A source of sound emitting a 1200 Hz note travels along a straight line at a speed of 170 m s^-1. A detector is placed at a distance of 200 m from the line of motion of the source. (a) Find the frequency of sound received by the detector at the instant when the source gets closest to it. (b) Find the distance between the source and the detector at the instant it detects the frequency 1200 Hz. Velocity of sound in air = 340 m s-1.

A train, standing at the outer signal of a railway station blows a whistle of frequency 400 Hz in still air. (i) What is the frequency of the whistle for a platform observer when the train (a) approaches the platform with a speed of 10 m s^–1, (b) recedes from the platform with a speed of 10 m s^–1? (ii) What is the speed of sound in each case? The speed of sound in still air can be taken as 340 m s^–1.

A source emitting a sound of frequency v is placed at a large distance from an observer. The source stats moving towards the observer with a uniform acceleration a. Find the frequency heard by the observer corresponding to the wave emitted just after the source starts. The speed of sound in the medium is u.

A person riding a car moving at 72 km/h sounds a whistle emitting n wave of frequency 1250 Hz, What frequency will be heard by another person standing on the road (a) in front of the car (b) behind the car? Speed of sound in air = 340 m/s.

Find the fundamental, first overtone and second overtone frequencies of an open organ pipe of length 20 cm. Speed of sound in air is 340 m s^-1.

A source of sound S and a detector D are placed at some distance from one another. A big cardboard is placed near the detector and perpendicular to the line SD as shown in figure (16-E1). It is gradually moved away and it is found that the intensity changes from a maximum to a minimum as the board is moved through a distance of 20 cm. Find the frequency of the sound emitted.

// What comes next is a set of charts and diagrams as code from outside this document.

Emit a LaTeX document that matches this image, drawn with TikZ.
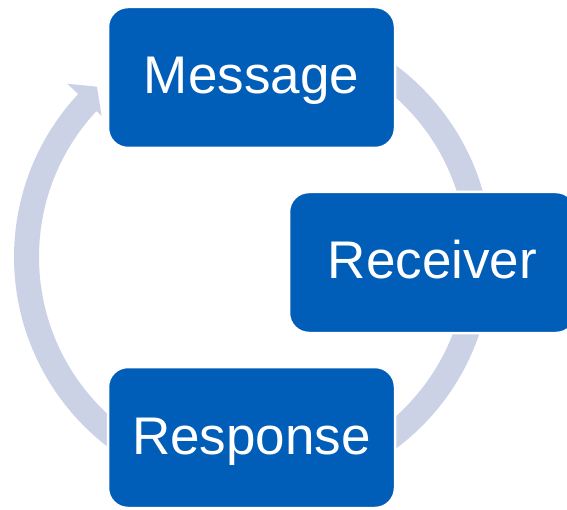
\documentclass[tikz,border=0pt]{standalone}
\usepackage{fontspec}
\setmainfont{Liberation Sans}
\definecolor{boxblue}{RGB}{0,94,184}
\definecolor{ringgray}{RGB}{204,210,230}
\begin{document}
\begin{tikzpicture}[x=1pt,y=1pt,
  stagebox/.style={rectangle, fill=boxblue, draw=white, line width=2.5pt,
    rounded corners=20pt, minimum width=287pt, minimum height=141pt,
    inner sep=0pt, text=white, font=\fontsize{53}{60}\selectfont,
    text height=38pt, text depth=5pt}]
\useasboundingbox (0,0) rectangle (567,509);
% cycle ring with arrowhead
\begin{scope}[shift={(253,252)}]
\fill[ringgray] (125:239) arc[start angle=125, end angle=-223, radius=239]
  -- (-223:254) -- (-227.5:231) -- (-223:207) -- (-223:214)
  arc[start angle=-223, end angle=125, radius=214] -- cycle;
\end{scope}
% stages
\node[stagebox] (message) at (251.5,431.5) {Message};
\node[stagebox] (receiver) at (432.5,246.5) {Receiver};
\node[stagebox] (response) at (251.5,71.5) {Response};
\end{tikzpicture}
\end{document}
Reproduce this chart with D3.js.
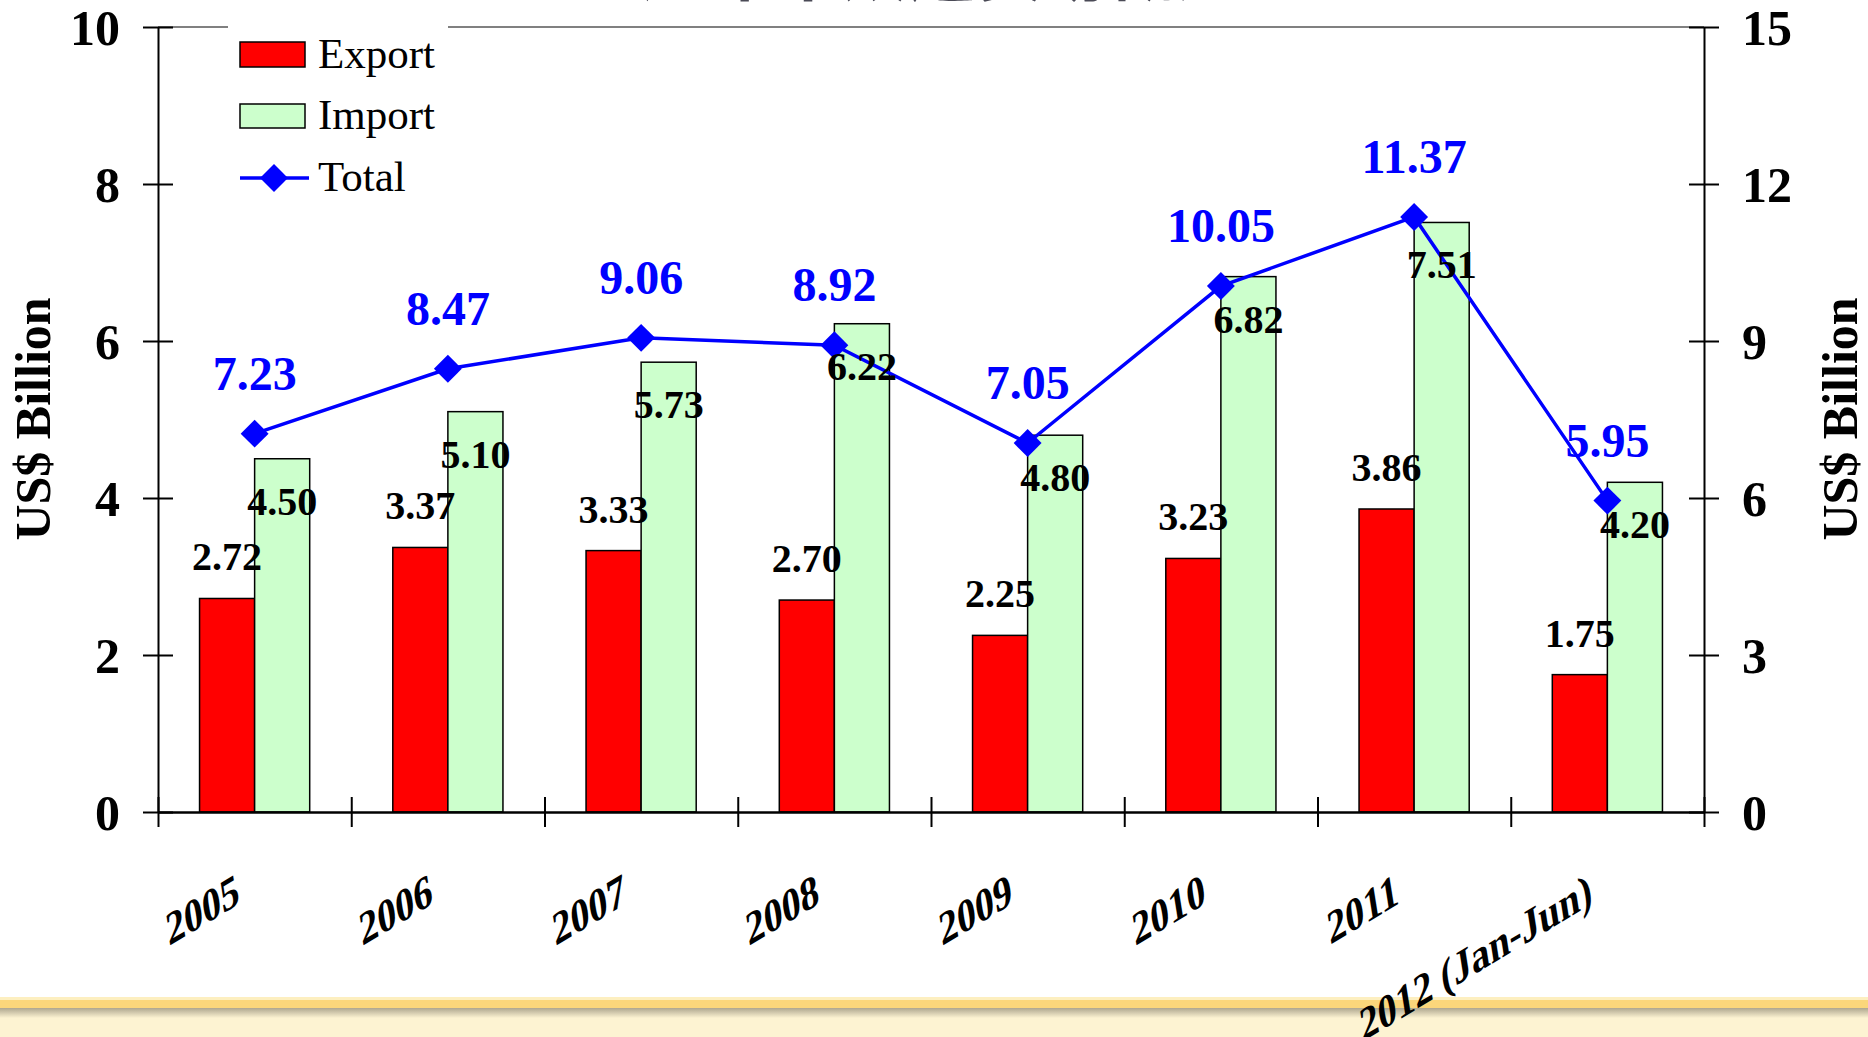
<!DOCTYPE html>
<html>
<head>
<meta charset="utf-8">
<script src="https://cdn.jsdelivr.net/npm/d3@7"></script>
<style>
  body { margin: 0; background: #fff; }
  svg { display: block; }
</style>
</head>
<body>
<div id="chart"></div>
<script>
const FRAME_WIDTH = 1868;
const FRAME_HEIGHT = 1037;
const PLOT = {left: 158, right: 1704, top: 27, bottom: 812};

const SERIF = "'Liberation Serif', 'Times New Roman', serif";

// data
const CATEGORIES = ["2005", "2006", "2007", "2008", "2009", "2010", "2011", "2012 (Jan-Jun)"];
const EXPORT_VALUES = [2.72, 3.37, 3.33, 2.70, 2.25, 3.23, 3.86, 1.75];
const IMPORT_VALUES = [4.50, 5.10, 5.73, 6.22, 4.80, 6.82, 7.51, 4.20];
const TOTAL_VALUES = [7.23, 8.47, 9.06, 8.92, 7.05, 10.05, 11.37, 5.95];
const LEFT_TICKS = [0, 2, 4, 6, 8, 10];
const RIGHT_TICKS = [0, 3, 6, 9, 12, 15];
const LEGEND_LABELS = ["Export", "Import", "Total"];
const AXIS_TITLE = "US$ Billion";
const TITLE = "近年来双边贸易概述";

const EXPORT_COLOR = "#ff0000";
const IMPORT_COLOR = "#ccffcc";
const TOTAL_COLOR = "#0000ff";

const SVG = d3.select("#chart")
  .append("svg")
    .attr("width", FRAME_WIDTH)
    .attr("height", FRAME_HEIGHT);

// scales
const X_SCALE = d3.scaleBand()
  .domain(CATEGORIES)
  .range([PLOT.left, PLOT.right]);

const X_EDGES = d3.scaleLinear()
  .domain([0, CATEGORIES.length])
  .range([PLOT.left, PLOT.right]);

const Y_LEFT = d3.scaleLinear()
  .domain([0, 10])
  .range([PLOT.bottom, PLOT.top]);

const Y_RIGHT = d3.scaleLinear()
  .domain([0, 15])
  .range([PLOT.bottom, PLOT.top]);

const BAR_WIDTH = X_SCALE.bandwidth() * 0.285;

const rows = CATEGORIES.map((c, i) => ({
  cat: c, exp: EXPORT_VALUES[i], imp: IMPORT_VALUES[i], tot: TOTAL_VALUES[i]
}));

// bottom decorative band of the slide
const defs = SVG.append("defs");
const shade = defs.append("linearGradient")
  .attr("id", "shade").attr("x1", 0).attr("x2", 0).attr("y1", 0).attr("y2", 1);
shade.append("stop").attr("offset", "0%").attr("stop-color", "#aea68f");
shade.append("stop").attr("offset", "100%").attr("stop-color", "#fdf3d2");

SVG.append("rect").attr("x", 0).attr("y", 997).attr("width", FRAME_WIDTH).attr("height", 4).attr("fill", "#fdefc0");
SVG.append("rect").attr("x", 0).attr("y", 1000).attr("width", FRAME_WIDTH).attr("height", 8).attr("fill", "#fbd67b");
SVG.append("rect").attr("x", 0).attr("y", 1008).attr("width", FRAME_WIDTH).attr("height", 10).attr("fill", "url(#shade)");
SVG.append("rect").attr("x", 0).attr("y", 1018).attr("width", FRAME_WIDTH).attr("height", 19).attr("fill", "#fdf3d2");

// slide title, mostly cut off at the top
SVG.append("text")
  .attr("x", 942)
  .attr("y", -5)
  .attr("text-anchor", "middle")
  .attr("font-family", "'Noto Sans CJK SC', sans-serif")
  .attr("font-weight", "bold")
  .attr("font-size", "67px")
  .attr("fill", "#4a4a56")
  .text(TITLE);

// gray top border of plot area
SVG.append("line")
  .attr("x1", PLOT.left).attr("x2", PLOT.right)
  .attr("y1", PLOT.top).attr("y2", PLOT.top)
  .attr("stroke", "#808080").attr("stroke-width", 2);

// bars
SVG.selectAll(".exp")
  .data(rows)
  .enter()
  .append("rect")
    .attr("class", "exp")
    .attr("x", (d) => X_SCALE(d.cat) + X_SCALE.bandwidth() / 2 - BAR_WIDTH)
    .attr("y", (d) => Y_LEFT(d.exp))
    .attr("width", BAR_WIDTH)
    .attr("height", (d) => Y_LEFT(0) - Y_LEFT(d.exp))
    .attr("fill", EXPORT_COLOR)
    .attr("stroke", "#000")
    .attr("stroke-width", 1.5);

SVG.selectAll(".imp")
  .data(rows)
  .enter()
  .append("rect")
    .attr("class", "imp")
    .attr("x", (d) => X_SCALE(d.cat) + X_SCALE.bandwidth() / 2)
    .attr("y", (d) => Y_LEFT(d.imp))
    .attr("width", BAR_WIDTH)
    .attr("height", (d) => Y_LEFT(0) - Y_LEFT(d.imp))
    .attr("fill", IMPORT_COLOR)
    .attr("stroke", "#000")
    .attr("stroke-width", 1.5);

// left axis
const leftAxis = SVG.append("g")
  .attr("transform", "translate(" + PLOT.left + ",0)")
  .call(d3.axisLeft(Y_LEFT).tickValues(LEFT_TICKS).tickSize(15).tickPadding(23).tickSizeOuter(0));
leftAxis.selectAll(".tick line").attr("x2", -15).attr("x1", 15).attr("stroke-width", 2);
leftAxis.select(".domain").attr("stroke-width", 2);
leftAxis.selectAll("text")
  .attr("font-family", SERIF).attr("font-weight", "bold").attr("font-size", "50px")
  .attr("dy", "0.34em").attr("fill", "#000");

// right axis
const rightAxis = SVG.append("g")
  .attr("transform", "translate(" + PLOT.right + ",0)")
  .call(d3.axisRight(Y_RIGHT).tickValues(RIGHT_TICKS).tickSize(15).tickPadding(23).tickSizeOuter(0));
rightAxis.selectAll(".tick line").attr("x1", -15).attr("x2", 15).attr("stroke-width", 2);
rightAxis.select(".domain").attr("stroke-width", 2);
rightAxis.selectAll("text")
  .attr("font-family", SERIF).attr("font-weight", "bold").attr("font-size", "50px")
  .attr("dy", "0.34em").attr("fill", "#000");

// bottom axis, ticks between categories
const bottomAxis = SVG.append("g")
  .attr("transform", "translate(0," + PLOT.bottom + ")")
  .call(d3.axisBottom(X_EDGES).tickValues(d3.range(CATEGORIES.length + 1)).tickFormat("").tickSize(15).tickSizeOuter(0));
bottomAxis.selectAll(".tick line").attr("y1", -15).attr("y2", 15).attr("stroke-width", 2);
bottomAxis.select(".domain").attr("stroke-width", 2.5);

// category labels
SVG.selectAll(".xlab")
  .data(CATEGORIES)
  .enter()
  .append("text")
    .attr("class", "xlab")
    .attr("transform", (d) => "translate(" + (X_SCALE(d) + X_SCALE.bandwidth() / 2 - 14) + ",903) rotate(-31) skewX(-22)")
    .attr("text-anchor", "end")
    .attr("font-family", SERIF)
    .attr("font-weight", "bold")
    .attr("font-size", "42px")
    .text((d) => d);

// total line
const line = d3.line()
  .x((d) => X_SCALE(d.cat) + X_SCALE.bandwidth() / 2)
  .y((d) => Y_RIGHT(d.tot));

SVG.append("path")
  .datum(rows)
  .attr("d", line)
  .attr("fill", "none")
  .attr("stroke", TOTAL_COLOR)
  .attr("stroke-width", 3.5);

const diamond = d3.symbol(d3.symbolSquare, 390);

SVG.selectAll(".mark")
  .data(rows)
  .enter()
  .append("path")
    .attr("class", "mark")
    .attr("d", diamond)
    .attr("transform", (d) => "translate(" + (X_SCALE(d.cat) + X_SCALE.bandwidth() / 2) + "," + Y_RIGHT(d.tot) + ") rotate(45)")
    .attr("fill", TOTAL_COLOR);

// value labels
SVG.selectAll(".explab")
  .data(rows)
  .enter()
  .append("text")
    .attr("x", (d) => X_SCALE(d.cat) + X_SCALE.bandwidth() / 2 - BAR_WIDTH / 2)
    .attr("y", (d) => Y_LEFT(d.exp) - 28)
    .attr("text-anchor", "middle")
    .attr("font-family", SERIF).attr("font-weight", "bold").attr("font-size", "40px")
    .text((d) => d.exp.toFixed(2));

SVG.selectAll(".implab")
  .data(rows)
  .enter()
  .append("text")
    .attr("x", (d) => X_SCALE(d.cat) + X_SCALE.bandwidth() / 2 + BAR_WIDTH / 2)
    .attr("y", (d) => Y_LEFT(d.imp) + 56)
    .attr("text-anchor", "middle")
    .attr("font-family", SERIF).attr("font-weight", "bold").attr("font-size", "40px")
    .text((d) => d.imp.toFixed(2));

SVG.selectAll(".totlab")
  .data(rows)
  .enter()
  .append("text")
    .attr("x", (d) => X_SCALE(d.cat) + X_SCALE.bandwidth() / 2)
    .attr("y", (d) => Y_RIGHT(d.tot) - 44)
    .attr("text-anchor", "middle")
    .attr("font-family", SERIF).attr("font-weight", "bold").attr("font-size", "48px")
    .attr("fill", TOTAL_COLOR)
    .text((d) => d.tot.toFixed(2));

// axis titles
SVG.append("text")
  .attr("transform", "translate(50,419) rotate(-90)")
  .attr("text-anchor", "middle")
  .attr("font-family", SERIF).attr("font-weight", "bold").attr("font-size", "50px")
  .text(AXIS_TITLE);

SVG.append("text")
  .attr("transform", "translate(1857,419) rotate(-90)")
  .attr("text-anchor", "middle")
  .attr("font-family", SERIF).attr("font-weight", "bold").attr("font-size", "50px")
  .text(AXIS_TITLE);

// legend
const legend = SVG.append("g");
legend.append("rect")
  .attr("x", 228).attr("y", 18).attr("width", 220).attr("height", 190)
  .attr("fill", "#fff");

const LEGEND_Y = [54.5, 116, 178];

legend.append("rect")
  .attr("x", 240).attr("y", LEGEND_Y[0] - 12.5).attr("width", 65).attr("height", 25)
  .attr("fill", EXPORT_COLOR).attr("stroke", "#000").attr("stroke-width", 1.5);
legend.append("rect")
  .attr("x", 240).attr("y", LEGEND_Y[1] - 12).attr("width", 65).attr("height", 24)
  .attr("fill", IMPORT_COLOR).attr("stroke", "#000").attr("stroke-width", 1.5);
legend.append("line")
  .attr("x1", 240).attr("x2", 309).attr("y1", LEGEND_Y[2]).attr("y2", LEGEND_Y[2])
  .attr("stroke", TOTAL_COLOR).attr("stroke-width", 3.5);
legend.append("path")
  .attr("d", diamond)
  .attr("transform", "translate(274," + LEGEND_Y[2] + ") rotate(45)")
  .attr("fill", TOTAL_COLOR);

legend.selectAll(".ltext")
  .data(LEGEND_LABELS)
  .enter()
  .append("text")
    .attr("x", 318)
    .attr("y", (d, i) => LEGEND_Y[i] + 13)
    .attr("font-family", SERIF)
    .attr("font-size", "43px")
    .text((d) => d);
</script>
</body>
</html>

Velocity of sound in air is 336 m/s.

Two audio speakers are kept some distance apart and are driven by the same amplifier system. A person is sitting at a place 6.0 m from one of the speakers and 64 in from the other. If the sound signal is continuously varied from 500 Hz to 5000 Hz, what are the frequencies for which there is a destructive interference at the place of the listener? Speed of sound in air = 320 m/s.

A sound source, fixed at the origin, is continuously emitting sound at a frequency of 660 Hz. The sound travels in air at a speed of 330 m s^-1. A listener is moving along the line x=336 m at a constant speed of 26 m s^-1. Find the frequency of the sound as observed by the listener when he is (a) at y = — 140 m, (b) at y = 0 and (c) at y = 140 m.

A violin player riding on a slow train plays a 440 Hz note. Another violin player standing near the track plays the same flute, When the two are close by and the train approaches the person on the ground, he hears 4.0 beats per second. The speed of sound in air = 340 m/s. (a; Calculate the speed of the train. (b) What beat frequency is heard by the player in the train?

An open organ pipe has a length of 5 cm. (a) Find the fundamental frequency of vibration of this pipe. (b) What is the highest harmonic of such a tube that is in the audible range? Speed of sound in air is 340 m s^-1 and the audible range is 20-20,000 Hz.

In Quincke’s experiment the sound detected is changed from a maximum to a minimum when the sliding tube is moved through a distance of 2.50 cm. Find the frequency of sound if the speed of sound in air is 340 m s^-1.